DATA EXTRACT:
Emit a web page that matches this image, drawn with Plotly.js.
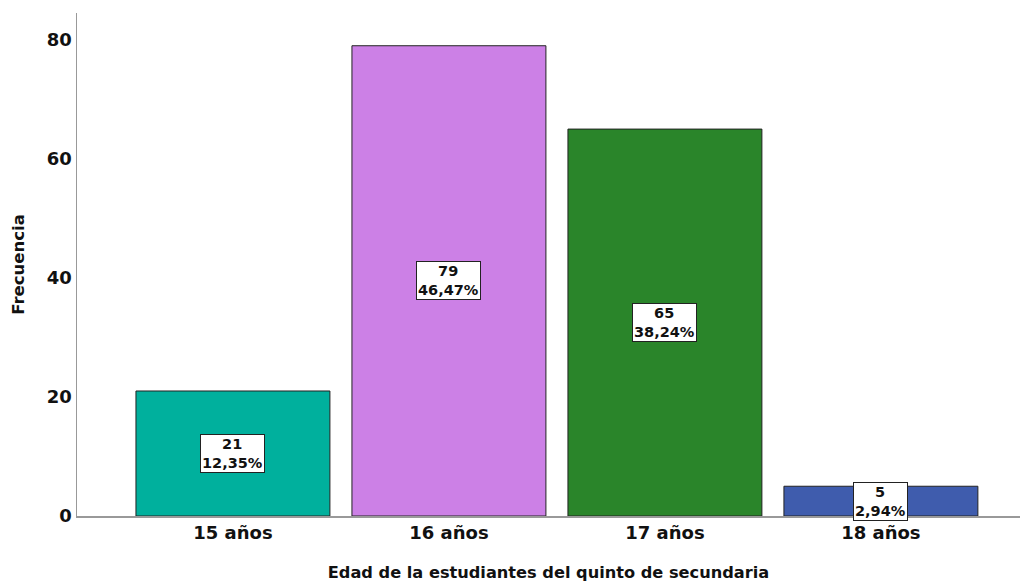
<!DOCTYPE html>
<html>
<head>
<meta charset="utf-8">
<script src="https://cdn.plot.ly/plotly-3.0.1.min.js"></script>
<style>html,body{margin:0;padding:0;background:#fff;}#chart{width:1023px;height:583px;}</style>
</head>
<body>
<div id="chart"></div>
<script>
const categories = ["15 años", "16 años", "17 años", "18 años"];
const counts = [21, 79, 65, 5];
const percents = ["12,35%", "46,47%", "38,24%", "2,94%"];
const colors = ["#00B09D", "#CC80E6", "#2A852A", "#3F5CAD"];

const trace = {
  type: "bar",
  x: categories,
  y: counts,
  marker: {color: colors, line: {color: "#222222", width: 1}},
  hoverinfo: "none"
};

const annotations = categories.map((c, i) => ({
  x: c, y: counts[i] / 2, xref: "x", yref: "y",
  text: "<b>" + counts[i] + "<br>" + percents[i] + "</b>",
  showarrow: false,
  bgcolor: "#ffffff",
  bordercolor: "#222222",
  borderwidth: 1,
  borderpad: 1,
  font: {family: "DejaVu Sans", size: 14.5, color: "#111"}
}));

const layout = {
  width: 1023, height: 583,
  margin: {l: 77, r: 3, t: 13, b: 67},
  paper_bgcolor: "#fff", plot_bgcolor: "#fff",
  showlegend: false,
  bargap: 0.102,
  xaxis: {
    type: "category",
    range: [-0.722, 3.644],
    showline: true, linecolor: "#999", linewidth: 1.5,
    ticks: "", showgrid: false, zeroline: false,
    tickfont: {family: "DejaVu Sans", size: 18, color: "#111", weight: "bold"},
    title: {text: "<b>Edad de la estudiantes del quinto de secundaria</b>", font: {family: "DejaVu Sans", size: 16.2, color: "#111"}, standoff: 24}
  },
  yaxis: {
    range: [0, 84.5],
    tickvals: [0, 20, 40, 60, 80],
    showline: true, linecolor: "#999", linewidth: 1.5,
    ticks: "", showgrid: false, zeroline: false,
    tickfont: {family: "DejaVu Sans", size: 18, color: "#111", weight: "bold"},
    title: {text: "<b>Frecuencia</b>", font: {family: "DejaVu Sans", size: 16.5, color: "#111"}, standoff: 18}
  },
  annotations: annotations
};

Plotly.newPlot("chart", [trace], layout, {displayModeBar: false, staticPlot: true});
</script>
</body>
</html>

WHAT YOU SHOULD DO:
From the material above, reproduce everything verbatim except the pictures.

EXERCISE RESULT:
Emit a web page that matches this image, drawn with Plotly.js.
<!DOCTYPE html>
<html>
<head>
<meta charset="utf-8">
<script src="https://cdn.plot.ly/plotly-3.0.1.min.js"></script>
<style>html,body{margin:0;padding:0;background:#fff;}#chart{width:1023px;height:583px;}</style>
</head>
<body>
<div id="chart"></div>
<script>
const categories = ["15 años", "16 años", "17 años", "18 años"];
const counts = [21, 79, 65, 5];
const percents = ["12,35%", "46,47%", "38,24%", "2,94%"];
const colors = ["#00B09D", "#CC80E6", "#2A852A", "#3F5CAD"];

const trace = {
  type: "bar",
  x: categories,
  y: counts,
  marker: {color: colors, line: {color: "#222222", width: 1}},
  hoverinfo: "none"
};

const annotations = categories.map((c, i) => ({
  x: c, y: counts[i] / 2, xref: "x", yref: "y",
  text: "<b>" + counts[i] + "<br>" + percents[i] + "</b>",
  showarrow: false,
  bgcolor: "#ffffff",
  bordercolor: "#222222",
  borderwidth: 1,
  borderpad: 1,
  font: {family: "DejaVu Sans", size: 14.5, color: "#111"}
}));

const layout = {
  width: 1023, height: 583,
  margin: {l: 77, r: 3, t: 13, b: 67},
  paper_bgcolor: "#fff", plot_bgcolor: "#fff",
  showlegend: false,
  bargap: 0.102,
  xaxis: {
    type: "category",
    range: [-0.722, 3.644],
    showline: true, linecolor: "#999", linewidth: 1.5,
    ticks: "", showgrid: false, zeroline: false,
    tickfont: {family: "DejaVu Sans", size: 18, color: "#111", weight: "bold"},
    title: {text: "<b>Edad de la estudiantes del quinto de secundaria</b>", font: {family: "DejaVu Sans", size: 16.2, color: "#111"}, standoff: 24}
  },
  yaxis: {
    range: [0, 84.5],
    tickvals: [0, 20, 40, 60, 80],
    showline: true, linecolor: "#999", linewidth: 1.5,
    ticks: "", showgrid: false, zeroline: false,
    tickfont: {family: "DejaVu Sans", size: 18, color: "#111", weight: "bold"},
    title: {text: "<b>Frecuencia</b>", font: {family: "DejaVu Sans", size: 16.5, color: "#111"}, standoff: 18}
  },
  annotations: annotations
};

Plotly.newPlot("chart", [trace], layout, {displayModeBar: false, staticPlot: true});
</script>
</body>
</html>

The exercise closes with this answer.